- _WRITTEN TASK_:
Print all of the lines exactly. Any picture among them stays out.

- _DATA EXTRACT_:
..........

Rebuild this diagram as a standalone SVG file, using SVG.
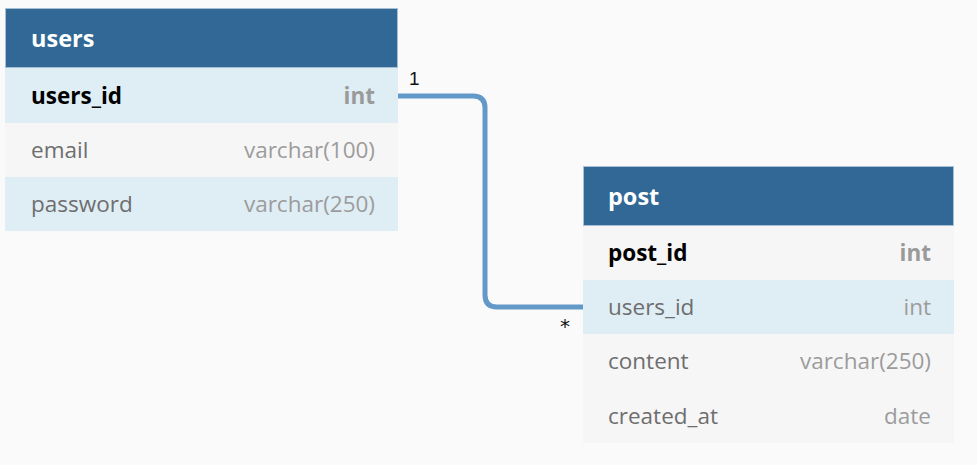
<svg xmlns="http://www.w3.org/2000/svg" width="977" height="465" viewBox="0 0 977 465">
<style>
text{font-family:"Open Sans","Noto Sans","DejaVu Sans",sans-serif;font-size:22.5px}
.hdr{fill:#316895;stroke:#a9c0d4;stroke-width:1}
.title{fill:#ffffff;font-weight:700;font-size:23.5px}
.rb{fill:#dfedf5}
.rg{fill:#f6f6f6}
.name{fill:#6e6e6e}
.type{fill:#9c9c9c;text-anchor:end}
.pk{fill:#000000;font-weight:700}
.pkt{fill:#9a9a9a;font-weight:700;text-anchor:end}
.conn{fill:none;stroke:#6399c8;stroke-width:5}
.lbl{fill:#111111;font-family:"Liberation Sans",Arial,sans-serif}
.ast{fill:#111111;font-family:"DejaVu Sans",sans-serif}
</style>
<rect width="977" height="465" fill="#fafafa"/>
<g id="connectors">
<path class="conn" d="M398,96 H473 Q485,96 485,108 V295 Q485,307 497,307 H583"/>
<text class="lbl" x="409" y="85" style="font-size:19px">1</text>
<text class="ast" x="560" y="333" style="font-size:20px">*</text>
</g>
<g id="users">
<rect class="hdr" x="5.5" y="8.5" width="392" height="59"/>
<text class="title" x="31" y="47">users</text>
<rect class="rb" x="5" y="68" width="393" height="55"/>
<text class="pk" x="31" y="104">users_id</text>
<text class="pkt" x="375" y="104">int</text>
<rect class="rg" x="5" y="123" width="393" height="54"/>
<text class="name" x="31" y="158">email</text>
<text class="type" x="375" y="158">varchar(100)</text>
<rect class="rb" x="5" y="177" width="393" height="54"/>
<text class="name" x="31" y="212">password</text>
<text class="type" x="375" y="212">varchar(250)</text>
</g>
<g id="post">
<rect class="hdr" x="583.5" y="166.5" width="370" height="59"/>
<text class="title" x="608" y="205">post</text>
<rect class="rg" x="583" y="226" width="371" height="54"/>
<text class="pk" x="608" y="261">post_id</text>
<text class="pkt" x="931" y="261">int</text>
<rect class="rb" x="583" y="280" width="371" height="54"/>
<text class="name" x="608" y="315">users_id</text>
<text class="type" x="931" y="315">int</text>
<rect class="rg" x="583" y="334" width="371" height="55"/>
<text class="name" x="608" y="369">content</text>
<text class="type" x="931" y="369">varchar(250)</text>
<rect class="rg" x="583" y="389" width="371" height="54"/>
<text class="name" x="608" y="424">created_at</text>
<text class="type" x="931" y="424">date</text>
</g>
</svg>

..........

- _RESULT FOR THIS EXERCISE_:
Rebuild this diagram as a standalone SVG file, using SVG.
<svg xmlns="http://www.w3.org/2000/svg" width="977" height="465" viewBox="0 0 977 465">
<style>
text{font-family:"Open Sans","Noto Sans","DejaVu Sans",sans-serif;font-size:22.5px}
.hdr{fill:#316895;stroke:#a9c0d4;stroke-width:1}
.title{fill:#ffffff;font-weight:700;font-size:23.5px}
.rb{fill:#dfedf5}
.rg{fill:#f6f6f6}
.name{fill:#6e6e6e}
.type{fill:#9c9c9c;text-anchor:end}
.pk{fill:#000000;font-weight:700}
.pkt{fill:#9a9a9a;font-weight:700;text-anchor:end}
.conn{fill:none;stroke:#6399c8;stroke-width:5}
.lbl{fill:#111111;font-family:"Liberation Sans",Arial,sans-serif}
.ast{fill:#111111;font-family:"DejaVu Sans",sans-serif}
</style>
<rect width="977" height="465" fill="#fafafa"/>
<g id="connectors">
<path class="conn" d="M398,96 H473 Q485,96 485,108 V295 Q485,307 497,307 H583"/>
<text class="lbl" x="409" y="85" style="font-size:19px">1</text>
<text class="ast" x="560" y="333" style="font-size:20px">*</text>
</g>
<g id="users">
<rect class="hdr" x="5.5" y="8.5" width="392" height="59"/>
<text class="title" x="31" y="47">users</text>
<rect class="rb" x="5" y="68" width="393" height="55"/>
<text class="pk" x="31" y="104">users_id</text>
<text class="pkt" x="375" y="104">int</text>
<rect class="rg" x="5" y="123" width="393" height="54"/>
<text class="name" x="31" y="158">email</text>
<text class="type" x="375" y="158">varchar(100)</text>
<rect class="rb" x="5" y="177" width="393" height="54"/>
<text class="name" x="31" y="212">password</text>
<text class="type" x="375" y="212">varchar(250)</text>
</g>
<g id="post">
<rect class="hdr" x="583.5" y="166.5" width="370" height="59"/>
<text class="title" x="608" y="205">post</text>
<rect class="rg" x="583" y="226" width="371" height="54"/>
<text class="pk" x="608" y="261">post_id</text>
<text class="pkt" x="931" y="261">int</text>
<rect class="rb" x="583" y="280" width="371" height="54"/>
<text class="name" x="608" y="315">users_id</text>
<text class="type" x="931" y="315">int</text>
<rect class="rg" x="583" y="334" width="371" height="55"/>
<text class="name" x="608" y="369">content</text>
<text class="type" x="931" y="369">varchar(250)</text>
<rect class="rg" x="583" y="389" width="371" height="54"/>
<text class="name" x="608" y="424">created_at</text>
<text class="type" x="931" y="424">date</text>
</g>
</svg>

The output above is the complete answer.